BAZEN KÜLLERİMİZDEN YENİDEN DOĞMAK GEREKİR ( 17 TEMMUZ OĞLAK BURCUNDA AY TUTULMASI)

 “Fırtına geçtikten sonra nasıl atlattığınızı hatırlamayacaksınız. Nasıl hayatta kaldığınızı da. Hatta, fırtınanın dinip dinmediğinden bile emin olamayacaksınız. Ancak bir şey kesindir, fırtınadan çıktıktan sonra fırtınaya girenle aynı insan olmayacaksınız. “  Hariku Murakami

17 Temmuz’da Oğlak burcunda parçalı Ay tutulması gerçekleşiyor. Bu Ay tutulmasında dönüşümün gezegeni Pluto’nun, Yunan Mitolojisindeki adıyla ölülere hükmeden Yer altı Tanrısı Hades’in nefesini üzerimizde hissedeceğiz.

Hayat yolculuğumuzda fiziksel ölümün dışında çoğunlukla bizi derinden üzen olaylarla birçok psikolojik ölümler de yaşıyoruz. Bu ölümler, bizim dönüşüm noktalarımızı oluşturuyor. Çünkü bu noktalardan sonra değişiyor ve dönüşüyoruz. Asla aynı kişi olarak kalamıyoruz.
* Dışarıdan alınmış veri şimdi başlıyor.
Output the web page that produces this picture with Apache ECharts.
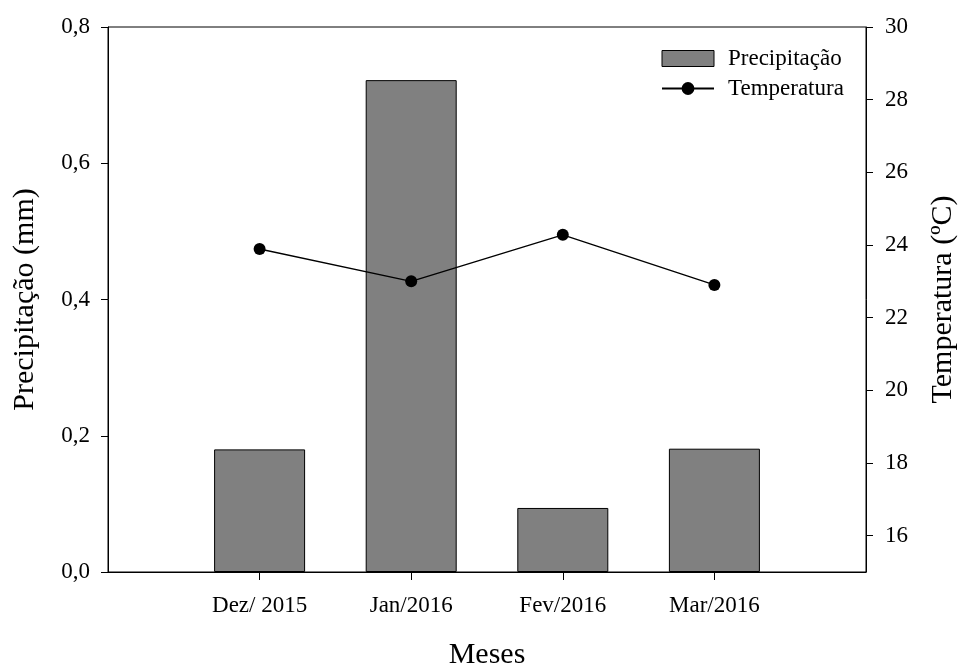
<!DOCTYPE html>
<html>
<head>
<meta charset="utf-8">
<script src="https://cdn.jsdelivr.net/npm/echarts@6/dist/echarts.min.js"></script>
<style>
html,body{margin:0;padding:0;background:#fff;}
#c{width:962px;height:666px;}
</style>
</head>
<body>
<div id="c"></div>
<script>
var categories = ['Dez/ 2015', 'Jan/2016', 'Fev/2016', 'Mar/2016'];
var precipitacao = [0.18, 0.722, 0.094, 0.181];
var temperatura = [23.89, 23.0, 24.28, 22.9];
var leftTicks = [0, 0.2, 0.4, 0.6, 0.8];
var rightTicks = [16, 18, 20, 22, 24, 26, 28, 30];

var FONT = 'Liberation Serif';
var axisCats = [''].concat(categories, ['']);
var barData = [null].concat(precipitacao, [null]);
var lineData = [null].concat(temperatura, [null]);

var chart = echarts.init(document.getElementById('c'), null, {renderer: 'canvas'});
chart.setOption({
  animation: false,
  backgroundColor: '#fff',
  textStyle: {fontFamily: FONT, color: '#000'},
  grid: {left: 108, right: 96, top: 27, bottom: 94, containLabel: false, outerBoundsMode: 'none',
    show: true, borderColor: '#000', borderWidth: 1, backgroundColor: 'transparent'},
  legend: {
    orient: 'vertical', left: 661, top: 47, padding: 0, itemWidth: 52, itemHeight: 16, itemGap: 7,
    textStyle: {fontFamily: FONT, fontSize: 23, color: '#000', padding: [0, 0, 0, 9]},
    data: [
      {name: 'Precipitação', icon: 'rect', itemStyle: {color: '#808080', borderColor: '#000', borderWidth: 1}},
      {name: 'Temperatura'}
    ]
  },
  xAxis: {
    type: 'category', data: axisCats, boundaryGap: false,
    name: 'Meses', nameLocation: 'middle', nameGap: 68,
    nameTextStyle: {fontFamily: FONT, fontSize: 30, color: '#000'},
    axisLine: {lineStyle: {color: '#000', width: 1}},
    axisTick: {length: 8, lineStyle: {color: '#000'}, interval: function (i) { return i >= 1 && i <= categories.length; }},
    axisLabel: {fontFamily: FONT, fontSize: 23, color: '#000', margin: 22, interval: 0},
    splitLine: {show: false}
  },
  yAxis: [
    {
      type: 'value', min: 0, max: 0.8, position: 'left',
      name: 'Precipitação (mm)', nameLocation: 'middle', nameGap: 68, nameRotate: 90,
      nameTextStyle: {fontFamily: FONT, fontSize: 30, color: '#000'},
      axisLine: {show: true, lineStyle: {color: '#000', width: 1}},
      axisTick: {show: true, length: 7, lineStyle: {color: '#000'}, customValues: leftTicks},
      axisLabel: {fontFamily: FONT, fontSize: 23, color: '#000', margin: 18, customValues: leftTicks,
        formatter: function (v) { return v.toFixed(1).replace('.', ','); }},
      splitLine: {show: false}
    },
    {
      type: 'value', min: 15, max: 30, position: 'right',
      name: 'Temperatura (ºC)', nameLocation: 'middle', nameGap: 62, nameRotate: 90,
      nameTextStyle: {fontFamily: FONT, fontSize: 30, color: '#000'},
      axisLine: {show: true, lineStyle: {color: '#000', width: 1}},
      axisTick: {show: true, length: 7, lineStyle: {color: '#000'}, customValues: rightTicks},
      axisLabel: {fontFamily: FONT, fontSize: 23, color: '#000', margin: 19, customValues: rightTicks},
      splitLine: {show: false}
    }
  ],
  series: [
    {
      name: 'Precipitação', type: 'bar', yAxisIndex: 0, data: barData, barWidth: 91,
      itemStyle: {color: '#808080', borderColor: '#000', borderWidth: 1}
    },
    {
      name: 'Temperatura', type: 'line', yAxisIndex: 1, data: lineData,
      symbol: 'circle', symbolSize: 12, connectNulls: false,
      lineStyle: {color: '#000', width: 1.3}, itemStyle: {color: '#000'}
    }
  ]
});
</script>
</body>
</html>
Bazen bir dostumla dertleştiğimde ona “ Anka Kuşum benim.” derim. Onun hikayesini bilir misiniz? Efsaneye göre Anka kuşu, ölümünün yaklaştığını hissettiği anda kendisine kuru dallardan yuva yapar. Bu dallar güneş ışınlarıyla tutuştuğunda kendisi de kül olur ve küllerinden yeniden doğar. Tüm bu semboller bize, gerektiğinde ölmek ve ölüp küllerimizden yeniden doğmak gerektiğini anlatır.

17 Temmuz’da gerçekleşecek Ay tutulması’nın etkisiyle bizi büyütecek ve olgunlaştıracak bazı olayları deneyimleyebiliriz. Bir takım şeyleri sonlandırmayı ve geride bırakmayı öğrenmemiz gerekebilir. Bazı sırlar açığa çıkabilir. Tutulma sırasında etkili olacak Venüs-Satürn karşıtlığı, bazı ilişkilerimizi sonlandırmamıza sebep olabilir.

Bu arada Satürn- Ay kavuşumu, Satürn-Neptün altmışlık açısı ve Venüs- Neptün üçgeni, bizi bu süreçte duygusal anlamda güçlendiriyor. Kararlı kılıyor. Umutsuzluğa düşmemize izin vermiyor.

Tutulmanın etkisi yıl sonuna kadar devam edecek. Bu dönüşüm sırasında ısrarla değişime direnmek, bize zarar verebilir. Çünkü genelde yaşadığımız sancılı süreçlerden sonra yaşamın ve varlığımızın değerini daha iyi kavrayabileceğimiz bir olgunluğa ulaşırız. Tıpkı Hades’in aynı zamanda yeraltının tüm zenginliklerine sahip olması gibi bizim hazinemiz de bu mücadelelerde saklıdır. Her dönüşümün ardından küllerimizden yeniden doğar, yeni bir benlik ve farkındalıkla bir sonraki değişim yolculuğuna doğru ilerleriz.